On a side note, if someone declares themselves a non-smoker at open enrollment and then takes up smoking during the year, and the employer's program requires that the employee loses the discount, does that premium cost increase trigger, assuming the plan terms provide for it, the ability to make a corresponding change in the participants 125 election under the cafeteria plan regulations? what do you think?
ERISAatty
My understanding is that a modest cost to participants would be considered "reasonable." Of course, if someone complained, you would have to defend the position that the amount employees pay is "reasonable." In what I personally have seen so far, employers are picking up all, or all but a token amount, of the cost for these programs.

Your questions about whether a premium change (as a result of smoking) would trigger the right to make a cafeteria election change is governed by Treasury Regulation 1.125-4(f)(2). It is arguable that such an event might allow a change in status election, but remember that this regulation does not REQUIRE the plan to allow such election changes. The plan sponsor gets to choose whether they offer a change to change election.

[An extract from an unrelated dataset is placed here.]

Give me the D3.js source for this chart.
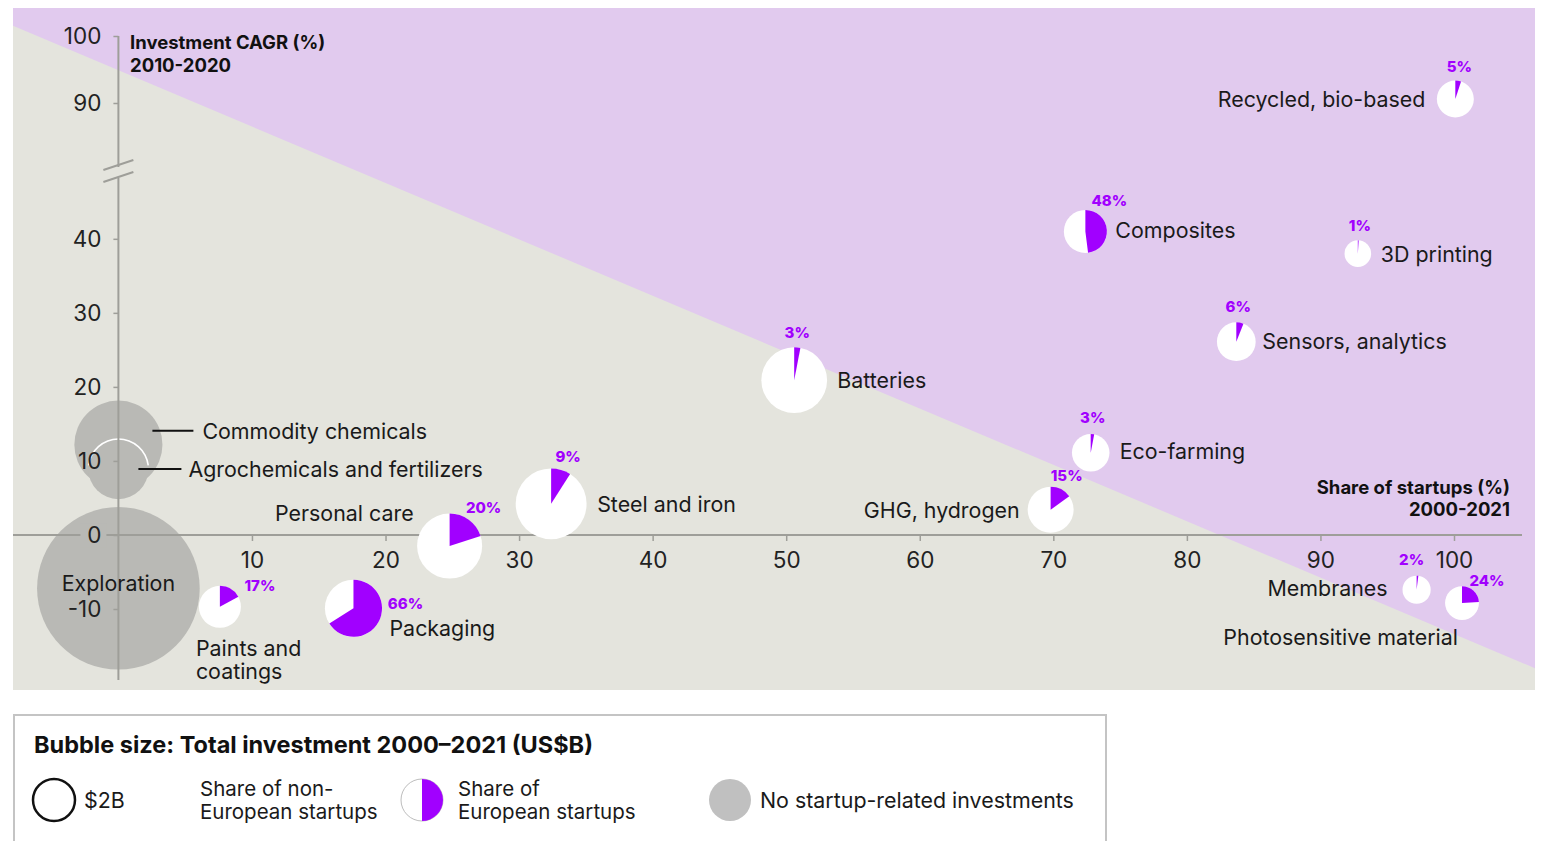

You should review that regulation and see how it applies to your specific facts. First, it requires the cost change to be "significant." I don't know how much the change would be, but you need to consider whether you could defend it as significant. Second, if someone starts smoking under your wellness plan in a way that affects health premiums, do you really want to make it easier for them to make an election under the cafeteria plan? Doesn't that take away some of the incentive to stick with the wellness plan? I would discuss these issues with either a local benefits attorney, or a third-party plan administrator, in order to reach the correct conclusion for your situation.